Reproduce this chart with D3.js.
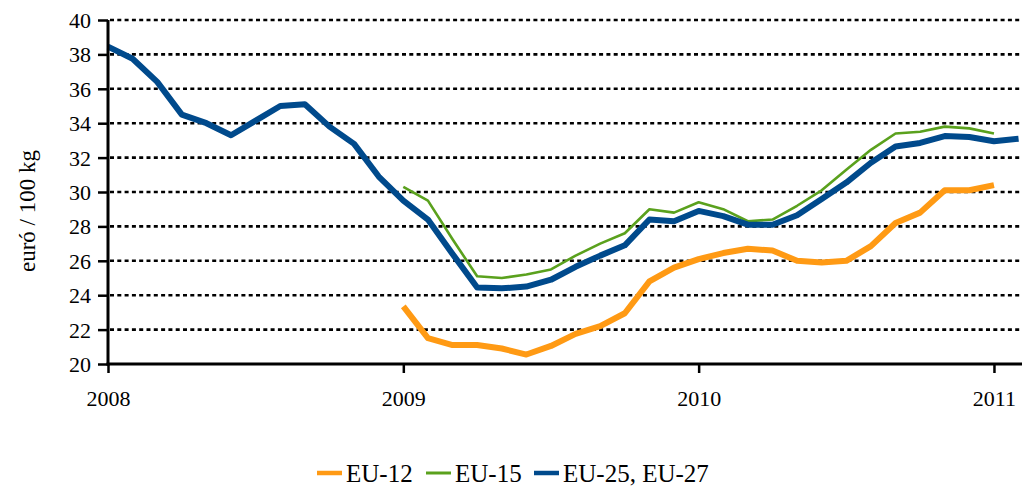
<!DOCTYPE html>
<html>
<head>
<meta charset="utf-8">
<script src="https://cdn.jsdelivr.net/npm/d3@7/dist/d3.min.js"></script>
<style>
  body { margin: 0; background: #fff; }
  text { font-family: "Liberation Serif", "Times New Roman", serif; fill: #000; }
</style>
</head>
<body>
<div id="chart-area"></div>
<script>
// Monthly categories, Jan 2008 - Feb 2011
var months = [
  "2008-01", "2008-02", "2008-03", "2008-04", "2008-05", "2008-06",
  "2008-07", "2008-08", "2008-09", "2008-10", "2008-11", "2008-12",
  "2009-01", "2009-02", "2009-03", "2009-04", "2009-05", "2009-06",
  "2009-07", "2009-08", "2009-09", "2009-10", "2009-11", "2009-12",
  "2010-01", "2010-02", "2010-03", "2010-04", "2010-05", "2010-06",
  "2010-07", "2010-08", "2010-09", "2010-10", "2010-11", "2010-12",
  "2011-01", "2011-02"
];

var yearTicks = ["2008-01", "2009-01", "2010-01", "2011-01"];
var yTicks = [20, 22, 24, 26, 28, 30, 32, 34, 36, 38, 40];

// EU-25, EU-27 : Jan 2008 - Feb 2011
var eu2527 = [
  38.45, 37.75, 36.4, 34.5, 34.0, 33.3, 34.15, 35.0, 35.1, 33.8, 32.8, 30.9,
  29.5, 28.4, 26.4, 24.45, 24.4, 24.5, 24.9, 25.65, 26.3, 26.9, 28.4, 28.3,
  28.9, 28.6, 28.1, 28.1, 28.65, 29.6, 30.55, 31.7, 32.65, 32.85, 33.25, 33.2,
  32.95, 33.1
];

// EU-15 : Jan 2009 - Jan 2011
var eu15 = [
  30.3, 29.5, 27.25, 25.1, 25.0, 25.2, 25.5, 26.3, 27.0, 27.6, 29.0, 28.8,
  29.4, 29.0, 28.3, 28.4, 29.2, 30.1, 31.3, 32.45, 33.4, 33.5, 33.8, 33.7,
  33.4
];

// EU-12 : Jan 2009 - Jan 2011
var eu12 = [
  23.35, 21.5, 21.1, 21.1, 20.9, 20.55, 21.05, 21.75, 22.2, 22.95, 24.8, 25.6,
  26.1, 26.45, 26.7, 26.6, 26.0, 25.9, 26.0, 26.85, 28.2, 28.8, 30.1, 30.1,
  30.4
];

var seriesNames = ["EU-12", "EU-15", "EU-25, EU-27"];
var seriesColors = ["#ff9a14", "#5aa11d", "#004a8c"];
var seriesWidths = [6, 2.6, 6];


LineChart = function (_parentElement) {
  this.parentElement = _parentElement;
  this.initVis();
};

LineChart.prototype.initVis = function () {
  var vis = this;

  vis.left = 108;
  vis.right = 1022;
  vis.top = 20;
  vis.bottom = 364;

  vis.svg = d3.select(vis.parentElement)
    .append("svg")
    .attr("width", 1030)
    .attr("height", 487);

  vis.xScale = d3.scalePoint()
    .domain(months)
    .range([vis.left, vis.left + 37 * 24.61]);

  vis.yScale = d3.scaleLinear()
    .domain([20, 40])
    .range([vis.bottom, vis.top]);

  vis.data = [
    { name: seriesNames[0], values: eu12.map((v, i) => ({ month: months[12 + i], value: v })) },
    { name: seriesNames[1], values: eu15.map((v, i) => ({ month: months[12 + i], value: v })) },
    { name: seriesNames[2], values: eu2527.map((v, i) => ({ month: months[i], value: v })) }
  ];

  vis.updateVis();
};

LineChart.prototype.updateVis = function () {
  var vis = this;

  /* dotted grid */
  vis.svg.append("g")
    .attr("class", "grid")
    .selectAll("line")
    .data(yTicks.filter(d => d > 20)).enter()
    .append("line")
    .attr("x1", vis.left + 2)
    .attr("x2", vis.right)
    .attr("y1", d => vis.yScale(d))
    .attr("y2", d => vis.yScale(d))
    .attr("stroke", "#000")
    .attr("stroke-width", 2.6)
    .attr("stroke-dasharray", "4,3.3");

  /* lines */
  vis.line = d3.line()
    .x(d => vis.xScale(d.month))
    .y(d => vis.yScale(d.value));

  vis.svg.append("g")
    .attr("class", "lines")
    .selectAll("path")
    .data(vis.data).enter()
    .append("path")
    .attr("d", d => vis.line(d.values))
    .attr("fill", "none")
    .attr("stroke", (d, i) => seriesColors[i])
    .attr("stroke-width", (d, i) => seriesWidths[i])
    .attr("stroke-linejoin", "round");

  /* axes */
  vis.yAxis = d3.axisLeft(vis.yScale)
    .tickValues(yTicks)
    .tickSize(10)
    .tickSizeOuter(0)
    .tickPadding(7);

  vis.xAxis = d3.axisBottom(vis.xScale)
    .tickValues(yearTicks)
    .tickFormat(d => d.slice(0, 4))
    .tickSize(9)
    .tickSizeOuter(0)
    .tickPadding(17);

  var yg = vis.svg.append("g")
    .attr("transform", `translate(${vis.left}, 0)`)
    .call(vis.yAxis);
  yg.select(".domain").remove();
  yg.selectAll("line").attr("stroke", "#000").attr("stroke-width", 2.5);
  yg.selectAll("text")
    .style("font-size", "22px")
    .attr("dy", "0.34em");

  var xg = vis.svg.append("g")
    .attr("transform", `translate(0, ${vis.bottom})`)
    .call(vis.xAxis);
  xg.select(".domain").remove();
  xg.selectAll("line").attr("stroke", "#000").attr("stroke-width", 2.5);
  xg.selectAll("text").style("font-size", "22px");

  vis.svg.append("line")
    .attr("x1", vis.left).attr("x2", vis.left)
    .attr("y1", vis.top).attr("y2", vis.bottom + 1.5)
    .attr("stroke", "#000").attr("stroke-width", 3);

  vis.svg.append("line")
    .attr("x1", vis.left - 1.5).attr("x2", vis.right)
    .attr("y1", vis.bottom).attr("y2", vis.bottom)
    .attr("stroke", "#000").attr("stroke-width", 3);

  vis.svg.append("text")
    .attr("transform", "translate(35, 211) rotate(-90)")
    .attr("text-anchor", "middle")
    .style("font-size", "23px")
    .text("euró / 100 kg");

  /* legend */
  var legendX = [317, 426, 534];
  var legend = vis.svg.append("g")
    .attr("class", "legend")
    .selectAll("g")
    .data(seriesNames).enter()
    .append("g")
    .attr("transform", (d, i) => `translate(${legendX[i]}, 473)`);

  legend.append("line")
    .attr("x1", 0).attr("x2", 25)
    .attr("stroke", (d, i) => seriesColors[i])
    .attr("stroke-width", (d, i) => i == 1 ? 3 : 4.5);

  legend.append("text")
    .attr("x", 29)
    .attr("y", 9)
    .style("font-size", "25px")
    .text(d => d);
};

var chart = new LineChart("#chart-area");
</script>
</body>
</html>
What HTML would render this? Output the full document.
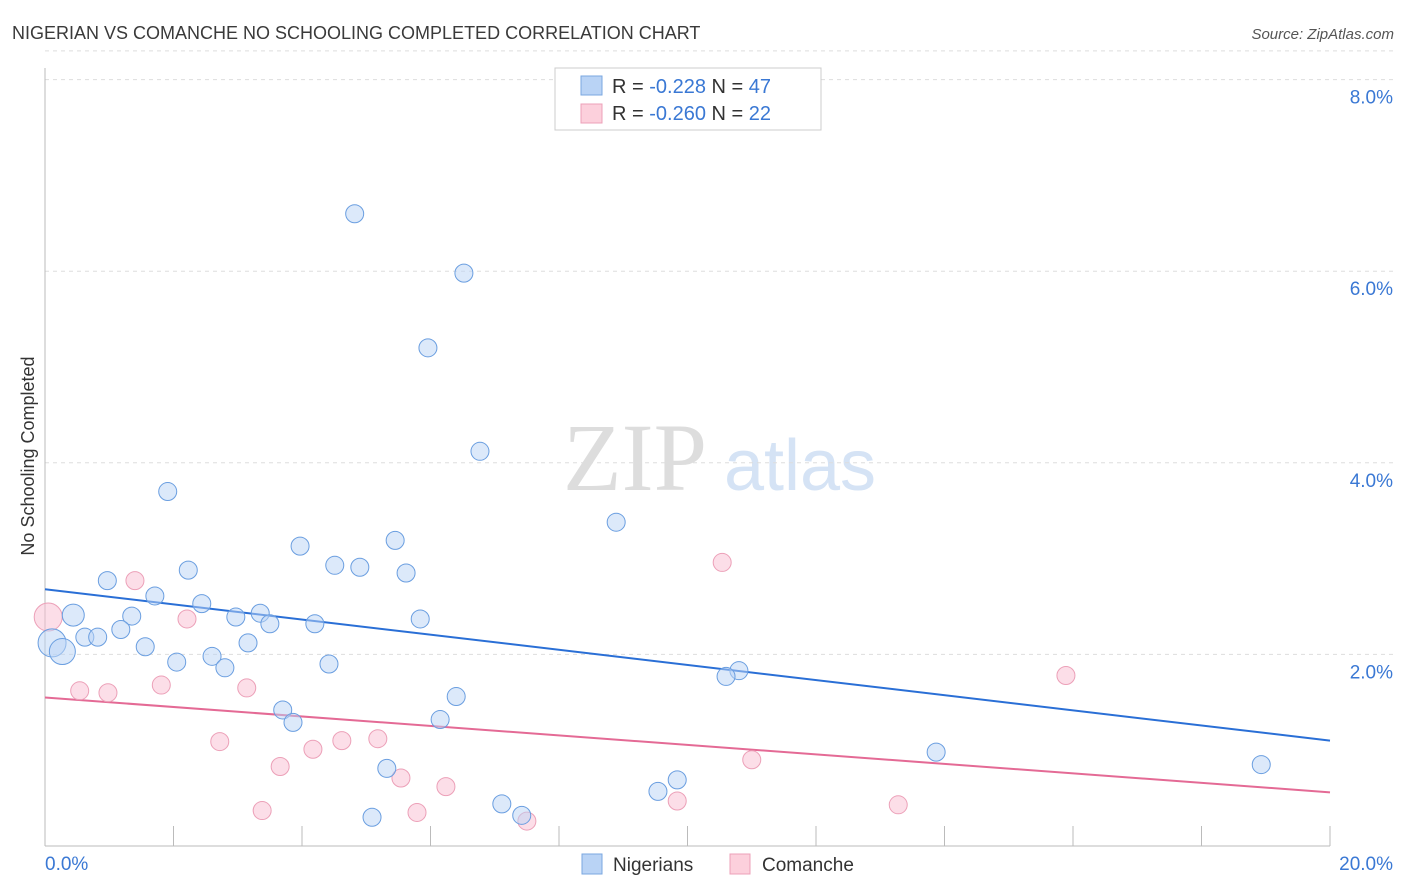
<!DOCTYPE html>
<html><head><meta charset="utf-8"><style>
body{margin:0;background:#fff;font-family:"Liberation Sans",sans-serif;}
svg{display:block}
</style></head><body>
<svg id="c" width="1406" height="892">
<text x="12" y="39" font-size="18" fill="#3a3a3a">NIGERIAN VS COMANCHE NO SCHOOLING COMPLETED CORRELATION CHART</text>
<text x="1394" y="39" font-size="15" fill="#555" font-style="italic" text-anchor="end">Source: ZipAtlas.com</text>
<text x="34" y="456" font-size="18" fill="#333" transform="rotate(-90 34 456)" text-anchor="middle">No Schooling Completed</text>
<g><text x="635" y="490" font-size="96" fill="#ddd" font-family="Liberation Serif" text-anchor="middle">ZIP</text><text x="800" y="490" font-size="72" fill="#d5e3f5" text-anchor="middle">atlas</text></g>
<g id="grid"></g><g id="axes"></g><g id="lines"></g><g id="pts"></g>
<g>
<rect x="555" y="68" width="266" height="62" fill="#fff" stroke="#ccc"/>
<rect x="581" y="76" width="21" height="19" fill="#b9d3f5" stroke="#7aa7e0"/>
<rect x="581" y="104" width="21" height="19" fill="#fcd0dc" stroke="#eca0b8"/>
<text x="612" y="93" font-size="20" fill="#333">R = <tspan fill="#3a78d4">-0.228</tspan>   N = <tspan fill="#3a78d4">47</tspan></text>
<text x="612" y="120" font-size="20" fill="#333">R = <tspan fill="#3a78d4">-0.260</tspan>   N = <tspan fill="#3a78d4">22</tspan></text>
</g>
<g>
<rect x="582" y="854" width="20" height="20" fill="#b9d3f5" stroke="#7aa7e0"/>
<text x="613" y="871" font-size="19" fill="#333">Nigerians</text>
<rect x="730" y="854" width="20" height="20" fill="#fcd0dc" stroke="#eca0b8"/>
<text x="762" y="871" font-size="19" fill="#333">Comanche</text>
</g>
</svg>
<script>
const yTicks=[2,4,6,8];
const xTickLabels=["0.0%","20.0%"];
const blueX=[4.82,6.52,5.96,6.77,1.91,8.89,5.45,3.97,4.51,4.9,5.62,2.23,0.97,1.71,2.44,1.35,0.44,2.97,3.35,3.5,5.84,4.2,1.18,0.62,0.82,1.56,3.16,0.11,0.27,2.6,2.05,2.8,4.42,10.8,10.6,6.4,3.7,3.86,6.15,13.87,5.32,9.84,9.54,18.93,7.11,7.42,5.09];
const blueY=[6.6,5.98,5.2,4.12,3.7,3.38,3.19,3.13,2.93,2.91,2.85,2.88,2.77,2.61,2.53,2.4,2.41,2.39,2.43,2.32,2.37,2.32,2.26,2.18,2.18,2.08,2.12,2.12,2.03,1.98,1.92,1.86,1.9,1.83,1.77,1.56,1.42,1.29,1.32,0.98,0.81,0.69,0.57,0.85,0.44,0.32,0.3];
const blueR=[9,9,9,9,9,9,9,9,9,9,9,9,9,9,9,9,11,9,9,9,9,9,9,9,9,9,9,14,13,9,9,9,9,9,9,9,9,9,9,9,9,9,9,9,9,9,9];
const pinkX=[0.05,1.4,2.21,0.54,0.98,1.81,3.14,2.72,4.17,4.62,5.18,3.66,5.54,6.24,3.38,5.79,7.5,10.54,11,9.84,13.28,15.89];
const pinkY=[2.39,2.77,2.37,1.62,1.6,1.68,1.65,1.09,1.01,1.10,1.12,0.83,0.71,0.62,0.37,0.35,0.26,2.96,0.9,0.47,0.43,1.78];
const pinkR=[14,9,9,9,9,9,9,9,9,9,9,9,9,9,9,9,9,9,9,9,9,9];
const trendBlue=[2.68,1.10];
const trendPink=[1.55,0.56];
const X=v=>45+v*64.25, Y=v=>846-v*95.8;
const NS="http://www.w3.org/2000/svg";
function mk(t,a,p){const e=document.createElementNS(NS,t);for(const k in a)e.setAttribute(k,a[k]);p.appendChild(e);return e;}
const grid=document.getElementById('grid'),axes=document.getElementById('axes');
yTicks.forEach(t=>{const l=mk('line',{x1:45,x2:1394,y1:Y(t),y2:Y(t),stroke:'#ddd','stroke-dasharray':'4 4'},grid);


const tx=mk('text',{x:1393,y:Y(t)+24,'font-size':19,fill:'#3a78d4','text-anchor':'end'},axes);tx.textContent=t.toFixed(1)+'%';

});
const tl=mk('line',{x1:45,x2:1394,y1:Y(8.3),y2:Y(8.3),stroke:'#ddd','stroke-dasharray':'4 4'},grid);
mk('line',{x1:45,x2:45,y1:68,y2:846,stroke:'#bbb'},axes);
mk('line',{x1:45,x2:1330,y1:846,y2:846,stroke:'#bbb'},axes);
for(let i=0;i<=10;i++){mk('line',{x1:X(i*2),x2:X(i*2),y1:826,y2:846,stroke:'#bbb'},axes);}
const xl0=mk('text',{x:45,y:870,'font-size':19,fill:'#3a78d4'},axes);xl0.textContent=xTickLabels[0];


const xl1=mk('text',{x:1393,y:870,'font-size':19,fill:'#3a78d4','text-anchor':'end'},axes);xl1.textContent=xTickLabels[1];


const lines=document.getElementById('lines'),pts=document.getElementById('pts');
pinkX.forEach((v,i)=>{const c=mk('circle',{cx:X(v),cy:Y(pinkY[i]),r:pinkR[i],fill:'rgba(250,190,210,0.5)',stroke:'#eca0b8','stroke-width':1},pts);

});
blueX.forEach((v,i)=>{const c=mk('circle',{cx:X(v),cy:Y(blueY[i]),r:blueR[i],fill:'rgba(185,211,245,0.5)',stroke:'#6a9ee0','stroke-width':1},pts);

});
const bl=mk('line',{x1:X(0),y1:Y(trendBlue[0]),x2:X(20),y2:Y(trendBlue[1]),stroke:'#2a6fd6','stroke-width':2},lines);


const pl=mk('line',{x1:X(0),y1:Y(trendPink[0]),x2:X(20),y2:Y(trendPink[1]),stroke:'#e46a95','stroke-width':2},lines);


</script>
</body></html>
━━━━━━━━━━━━━━━━━━━━
▶ [What to work on] Which lines above contain "this"? Show each of them.

▶ [Solution below]
Reproduce this chart with D3.js.
  this.parentElement = _parentElement;
  this.initVis();
  var vis = this;
  var vis = this;
What HTML would render this? Output the full document.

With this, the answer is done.